The Obama administration's push to mend its relationship with business has gone cold only six months into the effort.

Complaints abound about the regulations pouring out of federal agencies to implement the federal healthcare and financial regulation laws.

There's also fear that labor-friendly policies emerging from the National Labor Relations Board and tax-reform legislation expected in 2012 will further hold back growth.

"With the Obama administration, it just seems to be relentless," said David Rhoa, owner of a bulk-mailing facility based in Kalamazoo, Mich. "I've become accustomed to the fact that this pummeling keeps coming."
Billionaire and Obama-backer Penny Pritzker made a hot day hotter in Chicago last week. From Red State:

According to blogger Mike Klonsky, when faced with a one-day strike, Pritzkers' Hyatt opted to put turn the heat on the union and its sympathizers:

It was already approaching 100° at 8 a.m. when I arrived at the Park Hyatt where, after 22 months of stalled negotiations, hotel workers were staging a one-day picket to protest the hotel chain’s intolerable treatment of their housekeeping staff.
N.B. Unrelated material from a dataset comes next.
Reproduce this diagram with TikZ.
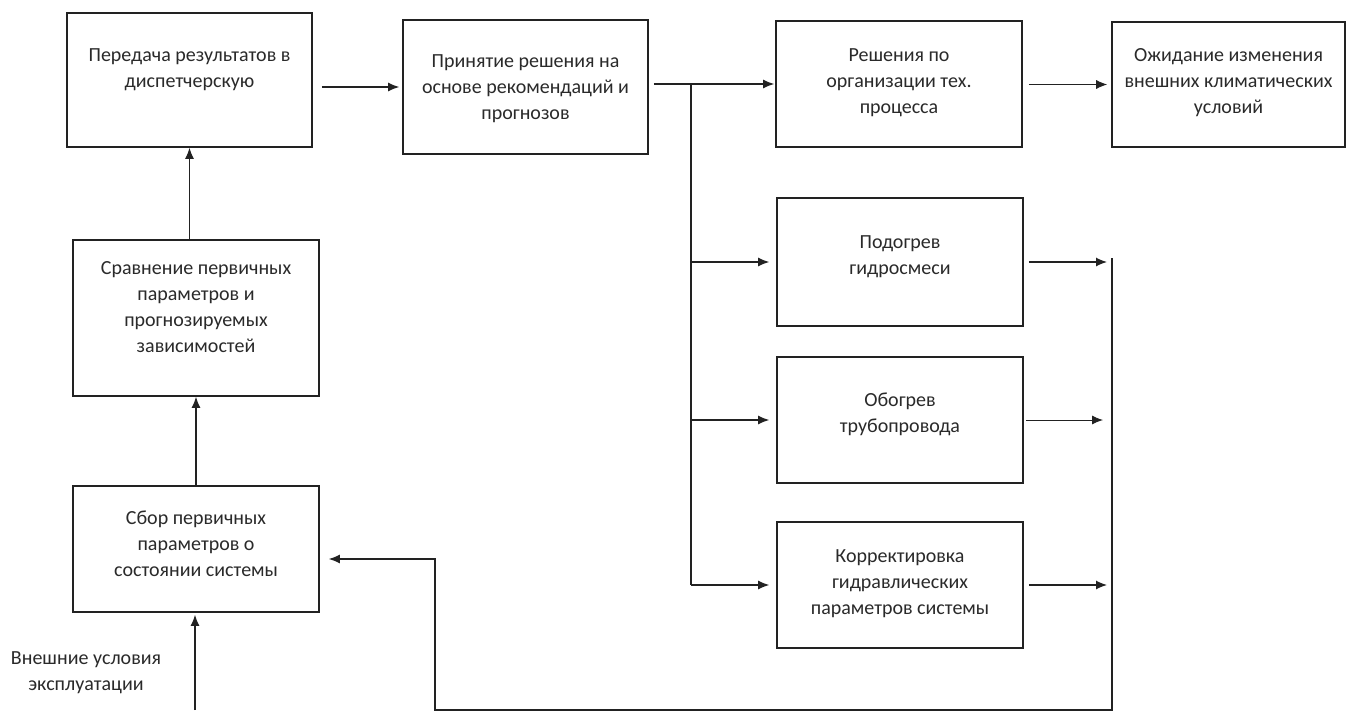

In case you didn't know, Hyatt is owned by the Pritzker family. Heiress Penny Sue Pritzker chairs Obama's national campaign finance committee. She is also big player in Democratic Party politics as well as in the world of anti-union, corporate school reform and was recently appointed by Mayor Rahm Emanuel to a seat on the Chicago school board.
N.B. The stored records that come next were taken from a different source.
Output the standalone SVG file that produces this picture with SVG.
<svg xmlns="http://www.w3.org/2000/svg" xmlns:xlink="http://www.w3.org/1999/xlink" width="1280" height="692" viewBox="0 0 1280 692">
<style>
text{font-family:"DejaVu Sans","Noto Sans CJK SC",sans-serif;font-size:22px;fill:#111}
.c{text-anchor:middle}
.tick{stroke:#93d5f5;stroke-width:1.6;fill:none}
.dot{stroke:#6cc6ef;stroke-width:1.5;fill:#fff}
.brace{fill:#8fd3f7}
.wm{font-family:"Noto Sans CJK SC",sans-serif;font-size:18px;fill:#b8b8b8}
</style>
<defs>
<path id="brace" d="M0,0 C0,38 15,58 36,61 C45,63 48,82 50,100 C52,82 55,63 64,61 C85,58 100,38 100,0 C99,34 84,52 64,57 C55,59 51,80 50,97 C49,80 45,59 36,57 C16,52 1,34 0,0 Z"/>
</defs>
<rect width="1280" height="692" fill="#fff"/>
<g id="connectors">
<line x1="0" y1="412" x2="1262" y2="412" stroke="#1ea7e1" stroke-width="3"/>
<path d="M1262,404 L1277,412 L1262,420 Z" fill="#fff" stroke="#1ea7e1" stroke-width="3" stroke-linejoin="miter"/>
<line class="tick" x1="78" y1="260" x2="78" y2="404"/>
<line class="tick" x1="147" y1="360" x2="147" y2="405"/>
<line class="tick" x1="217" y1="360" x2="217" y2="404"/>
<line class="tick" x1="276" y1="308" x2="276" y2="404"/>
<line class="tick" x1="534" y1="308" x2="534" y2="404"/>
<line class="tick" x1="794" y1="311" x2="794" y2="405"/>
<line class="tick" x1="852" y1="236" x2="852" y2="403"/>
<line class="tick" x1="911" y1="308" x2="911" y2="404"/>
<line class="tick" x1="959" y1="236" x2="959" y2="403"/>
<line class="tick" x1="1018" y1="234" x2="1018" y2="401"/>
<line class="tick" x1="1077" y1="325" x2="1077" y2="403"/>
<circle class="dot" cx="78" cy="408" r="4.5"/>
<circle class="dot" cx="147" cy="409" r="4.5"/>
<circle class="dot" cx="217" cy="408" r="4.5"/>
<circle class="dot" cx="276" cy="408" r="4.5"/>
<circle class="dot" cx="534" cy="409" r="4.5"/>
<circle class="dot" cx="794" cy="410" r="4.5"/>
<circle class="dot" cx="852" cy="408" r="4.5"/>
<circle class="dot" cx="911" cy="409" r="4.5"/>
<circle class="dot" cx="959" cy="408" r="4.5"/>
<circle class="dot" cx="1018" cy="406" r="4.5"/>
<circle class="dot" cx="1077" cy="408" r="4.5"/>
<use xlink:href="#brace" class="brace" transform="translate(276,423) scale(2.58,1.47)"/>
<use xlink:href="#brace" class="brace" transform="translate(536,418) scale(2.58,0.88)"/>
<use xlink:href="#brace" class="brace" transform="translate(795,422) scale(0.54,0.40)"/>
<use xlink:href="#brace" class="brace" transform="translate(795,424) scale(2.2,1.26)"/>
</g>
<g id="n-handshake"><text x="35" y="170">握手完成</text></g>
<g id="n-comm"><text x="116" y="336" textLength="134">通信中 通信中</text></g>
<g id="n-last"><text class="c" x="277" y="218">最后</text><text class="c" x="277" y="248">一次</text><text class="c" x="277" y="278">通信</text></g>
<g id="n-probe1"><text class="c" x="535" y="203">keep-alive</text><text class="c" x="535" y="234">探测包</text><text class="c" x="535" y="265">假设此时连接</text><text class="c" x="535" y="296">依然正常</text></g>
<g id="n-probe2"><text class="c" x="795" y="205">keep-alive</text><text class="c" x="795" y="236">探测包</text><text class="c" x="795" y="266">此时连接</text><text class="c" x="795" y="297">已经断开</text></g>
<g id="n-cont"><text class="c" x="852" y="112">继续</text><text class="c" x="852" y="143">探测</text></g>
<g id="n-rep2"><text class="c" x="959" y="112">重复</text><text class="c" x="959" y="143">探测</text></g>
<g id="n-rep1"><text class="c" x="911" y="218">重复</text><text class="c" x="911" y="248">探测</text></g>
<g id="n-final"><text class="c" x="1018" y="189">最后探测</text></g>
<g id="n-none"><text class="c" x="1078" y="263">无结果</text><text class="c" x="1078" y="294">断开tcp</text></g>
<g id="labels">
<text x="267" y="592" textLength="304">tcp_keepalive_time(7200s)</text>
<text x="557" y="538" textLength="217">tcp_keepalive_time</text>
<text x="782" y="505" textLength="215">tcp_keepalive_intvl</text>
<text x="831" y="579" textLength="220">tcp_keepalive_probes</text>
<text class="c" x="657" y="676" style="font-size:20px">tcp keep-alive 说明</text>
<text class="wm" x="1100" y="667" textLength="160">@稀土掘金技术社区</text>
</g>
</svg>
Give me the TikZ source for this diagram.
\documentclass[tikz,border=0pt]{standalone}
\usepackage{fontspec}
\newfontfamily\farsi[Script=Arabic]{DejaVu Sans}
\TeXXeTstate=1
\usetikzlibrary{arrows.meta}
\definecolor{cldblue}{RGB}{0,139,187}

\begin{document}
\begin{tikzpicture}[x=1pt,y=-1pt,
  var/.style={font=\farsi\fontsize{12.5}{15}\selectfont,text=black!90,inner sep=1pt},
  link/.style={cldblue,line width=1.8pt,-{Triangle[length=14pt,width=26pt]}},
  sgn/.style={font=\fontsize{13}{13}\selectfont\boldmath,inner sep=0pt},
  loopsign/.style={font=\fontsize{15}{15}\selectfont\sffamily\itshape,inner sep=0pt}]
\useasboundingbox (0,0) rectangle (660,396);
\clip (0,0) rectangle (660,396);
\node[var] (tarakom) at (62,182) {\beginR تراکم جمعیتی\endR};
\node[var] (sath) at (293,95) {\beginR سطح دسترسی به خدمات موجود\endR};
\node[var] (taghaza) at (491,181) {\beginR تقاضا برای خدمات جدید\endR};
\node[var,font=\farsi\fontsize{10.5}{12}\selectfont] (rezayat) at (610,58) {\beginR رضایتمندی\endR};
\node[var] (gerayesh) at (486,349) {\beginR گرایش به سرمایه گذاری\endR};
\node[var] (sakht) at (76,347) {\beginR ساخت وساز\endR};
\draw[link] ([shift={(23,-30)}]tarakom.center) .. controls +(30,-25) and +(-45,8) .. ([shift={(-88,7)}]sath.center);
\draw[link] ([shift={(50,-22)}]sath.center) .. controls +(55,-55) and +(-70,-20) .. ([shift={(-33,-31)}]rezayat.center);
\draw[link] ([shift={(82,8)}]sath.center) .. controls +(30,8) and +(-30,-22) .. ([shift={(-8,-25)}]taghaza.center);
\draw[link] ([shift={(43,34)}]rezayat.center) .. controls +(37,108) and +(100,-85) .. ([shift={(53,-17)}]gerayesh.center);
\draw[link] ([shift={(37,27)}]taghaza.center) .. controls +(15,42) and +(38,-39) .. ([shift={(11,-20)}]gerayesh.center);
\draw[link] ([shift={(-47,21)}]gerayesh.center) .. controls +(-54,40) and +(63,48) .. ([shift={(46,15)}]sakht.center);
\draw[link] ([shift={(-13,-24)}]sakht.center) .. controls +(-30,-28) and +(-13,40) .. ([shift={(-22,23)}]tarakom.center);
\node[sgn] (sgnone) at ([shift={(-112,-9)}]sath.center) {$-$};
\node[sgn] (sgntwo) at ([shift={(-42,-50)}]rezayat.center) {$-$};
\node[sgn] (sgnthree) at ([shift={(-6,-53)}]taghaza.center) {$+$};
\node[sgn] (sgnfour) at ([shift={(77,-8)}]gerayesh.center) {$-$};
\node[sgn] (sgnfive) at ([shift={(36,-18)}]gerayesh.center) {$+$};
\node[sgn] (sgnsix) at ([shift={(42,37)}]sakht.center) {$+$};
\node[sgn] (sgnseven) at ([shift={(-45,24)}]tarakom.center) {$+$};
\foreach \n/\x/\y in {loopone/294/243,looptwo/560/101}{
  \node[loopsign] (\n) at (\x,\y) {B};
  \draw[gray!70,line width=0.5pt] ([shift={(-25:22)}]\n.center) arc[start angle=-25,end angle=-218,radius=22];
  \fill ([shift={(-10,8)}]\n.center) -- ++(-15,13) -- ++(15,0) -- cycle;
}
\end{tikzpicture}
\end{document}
Pritzker's response to the Park Hyatt strikers was to turn on the hotel's powerful heating lamps to try and bake the workers into submission on this brutally hot day.
Klonsky is a pal of Bill Ayers.

More hotel news. From Investor's Business Daily:

Business: Las Vegas CEO Steve Wynn drew attention for a boardroom rant denouncing the intolerable business climate fostered by the White House. He's hardly the first. What's happening is emblematic of a bigger problem.

In a Monday conference call, the casino magnate credited with revitalizing Las Vegas blasted President Obama, declaring him "the greatest wet blanket to business, progress and job creation in my lifetime."
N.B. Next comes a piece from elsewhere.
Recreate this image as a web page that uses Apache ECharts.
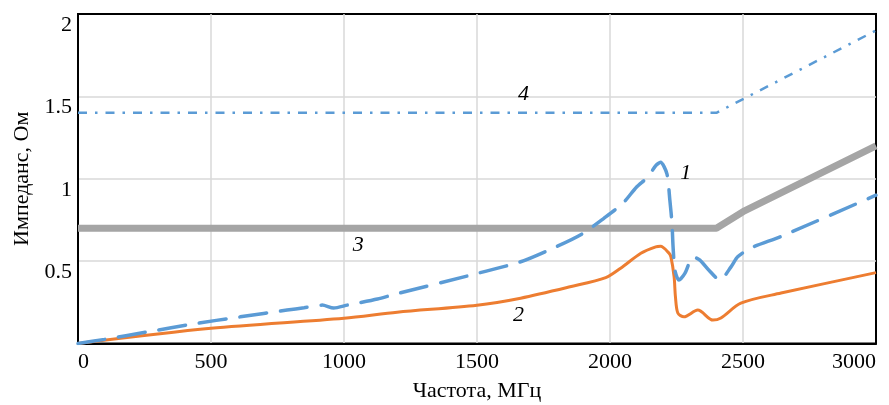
<!DOCTYPE html>
<html>
<head>
<meta charset="utf-8">
<script src="https://cdn.jsdelivr.net/npm/echarts@6/dist/echarts.min.js"></script>
<style>
  html, body { margin: 0; padding: 0; background: #fff; }
  #chart { width: 889px; height: 405px; }
</style>
</head>
<body>
<div id="chart"></div>
<script>
// частоты и импеданс по кривым 1-4
const freq1 = [0, 100, 260, 430, 610, 786, 850, 918, 961, 1013, 1126, 1194, 1500, 1664, 1788, 1890, 1977, 2048, 2100, 2142, 2172, 2190, 2214, 2225, 2233, 2237, 2244, 2259, 2282, 2312, 2338, 2372, 2413, 2455, 2480, 2530, 2643, 3000];
const imp1 = [0, 0.025, 0.07, 0.118, 0.162, 0.203, 0.217, 0.233, 0.215, 0.233, 0.27, 0.30, 0.425, 0.496, 0.58, 0.66, 0.76, 0.85, 0.95, 1.01, 1.08, 1.10, 1.03, 0.87, 0.73, 0.59, 0.445, 0.385, 0.427, 0.526, 0.506, 0.445, 0.385, 0.465, 0.526, 0.58, 0.65, 0.90];

const freq2 = [0, 500, 1000, 1200, 1500, 1664, 1850, 1984, 2040, 2116, 2172, 2190, 2221, 2229, 2241, 2246, 2255, 2278, 2330, 2387, 2417, 2492, 2643, 3000];
const imp2 = [0, 0.092, 0.153, 0.19, 0.232, 0.275, 0.344, 0.40, 0.457, 0.548, 0.587, 0.59, 0.55, 0.526, 0.405, 0.284, 0.185, 0.162, 0.203, 0.142, 0.155, 0.245, 0.306, 0.43];

const freq3 = [0, 2400, 2500, 3000];
const imp3 = [0.7, 0.7, 0.8, 1.2];

const freq4 = [0, 2400, 3000];
const imp4 = [1.4, 1.4, 1.9];

// подписи кривых: номер, частота, импеданс
const curveNames = ['1', '2', '3', '4'];
const nameFreq = [2285, 1656, 1054, 1675];
const nameImp = [1.033, 0.173, 0.597, 1.512];

const xTicks = [0, 500, 1000, 1500, 2000, 2500, 3000];
const yTicks = [0.5, 1, 1.5, 2];

const pairs = (xs, ys) => xs.map((x, i) => [x, ys[i]]);

const font = 'Liberation Serif, Times New Roman, serif';
const chart = echarts.init(document.getElementById('chart'));

chart.setOption({
  animation: false,
  grid: {
    left: 78, right: 13, top: 14, bottom: 61.5,
    outerBoundsMode: 'none',
    show: true, borderColor: '#000', borderWidth: 2
  },
  xAxis: {
    type: 'value', min: 0, max: 3000, interval: 500,
    name: 'Частота, МГц', nameLocation: 'middle', nameGap: 37,
    nameTextStyle: { fontFamily: font, fontSize: 22, color: '#000' },
    axisLine: { show: true, lineStyle: { color: '#000', width: 2 } },
    axisTick: { show: false },
    axisLabel: {
      fontFamily: font, fontSize: 22, color: '#000', margin: 8,
      alignMinLabel: 'left', alignMaxLabel: 'right',
      formatter: v => xTicks.includes(v) ? String(v) : ''
    },
    splitLine: { showMinLine: false, showMaxLine: false, lineStyle: { color: '#d9d9d9', width: 1.5 } }
  },
  yAxis: {
    type: 'value', min: 0, max: 2, interval: 0.5,
    name: 'Импеданс, Ом', nameLocation: 'middle', nameGap: 30,
    nameTextStyle: { fontFamily: font, fontSize: 22, color: '#000' },
    axisLine: { show: true, lineStyle: { color: '#000', width: 2 } },
    axisTick: { show: false },
    axisLabel: {
      fontFamily: font, fontSize: 22, color: '#000', margin: 6,
      verticalAlign: 'top', showMinLabel: false,
      formatter: v => yTicks.includes(v) ? String(v) : ''
    },
    splitLine: { showMinLine: false, showMaxLine: false, lineStyle: { color: '#d9d9d9', width: 1.5 } }
  },
  series: [
    {
      name: '3', type: 'line', data: pairs(freq3, imp3), symbol: 'none',
      lineStyle: { color: '#a5a5a5', width: 7 }, z: 2
    },
    {
      name: '4', type: 'line', data: pairs(freq4, imp4), symbol: 'none',
      lineStyle: { color: '#5b9bd5', width: 2.5, type: [9, 8, 2.5, 8] }, z: 3
    },
    {
      name: '2', type: 'line', data: pairs(freq2, imp2), symbol: 'none', smooth: 0.3,
      lineStyle: { color: '#ed7d31', width: 3 }, z: 4
    },
    {
      name: '1', type: 'line', data: pairs(freq1, imp1), symbol: 'none', smooth: 0.25,
      lineStyle: { color: '#5b9bd5', width: 3.5, type: [27, 14], cap: 'round' }, z: 5,
      markPoint: {
        symbol: 'circle', symbolSize: 0, silent: true,
        label: {
          show: true, position: 'inside', fontFamily: font, fontSize: 22,
          fontStyle: 'italic', color: '#000',
          formatter: p => p.name
        },
        data: curveNames.map((n, i) => ({ name: n, coord: [nameFreq[i], nameImp[i]] }))
      }
    }
  ]
});
</script>
</body>
</html>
The blast was remarkable for two reasons: Wynn has been a staunch supporter of the Obama administration from the beginning and still considers himself a Democrat. But even more remarkable, it's been out of character for CEOs such as Wynn to express their views in such blunt terms on political matters.

"A lot of people don't want to say that," he said. "They'll say, 'Oh God, don't be attacking Obama.' Well, this is Obama's deal, and it's Obama that's responsible for this fear in America," said Wynn. "The guy keeps making speeches about redistribution, and maybe 'we ought to do something to businesses that don't invest or (are) holding too much money.' We haven't heard that kind of talk except from pure socialists."
Writing for the Richmond Times-Dispatch, former NLRB board member J. Robert Brame.

In a Delphic-like statement, former Virginia Gov. Tim Kaine simultaneously claims to support the "existing law that a company can open, locate or relocate where it wants" and contends that the "courts" should decide the National Labor Relations Board acting general counsel's demand that Boeing abandon its almost $2 billion facility in South Carolina.

The demand is not based on "existing law," and waiting as long as a decade for resolution by the courts has enormous, harmful consequences — not only to Boeing but to Southern workers and American industry in general. Now is the time for our leaders, like Kaine, to take a stand against this restriction on American businesses.

A little more than 10 years ago, a highly partisan NLRB general counsel made a similar attempt to expand the law. In that case, a union decided not to strike but instead to use an "inside game," whereby workers would do only the exact tasks required by the collective-bargaining agreement. For example, instead of taking the utility's trucks home so they could respond promptly to emergencies, the utility's linemen left them at their work station. As a result, they could no longer respond quickly to families and consumers who had lost power or encountered dangerous downed power lines.

The company protested and made clear its displeasure, and when the union continued, it locked out the employees. That is, it sent the workers home without work and without pay.
The Charleston Daily Mail:

The Obama administration is noticeably laggard about pursuing economic growth. But it has been dogged about pursuing policies to reward its political supporters from organized labor.

Unions contended, for example, that secret ballots were unnecessary — that unions should be able to organize workplaces by getting signatures on cards.

That didn't fly.

Now the National Labor Relations Board proposes to cut to as few as 10 days the time between a union filing for an election and the time a vote is held.
The Washington Post:

National Union of Healthcare Workers (NUHW) Vice President John Borsos: "SEIU has been promoting itself an as advocate for labor law reform and workers, and against coercion and intimidation, but no institution has done more to coerce and thwart workers about which union they want to join."
Bloomberg:

Sen. Orrin Hatch (R-UT): "[F]avors to organized labor have overshadowed the prospects for long-term FAA" funding.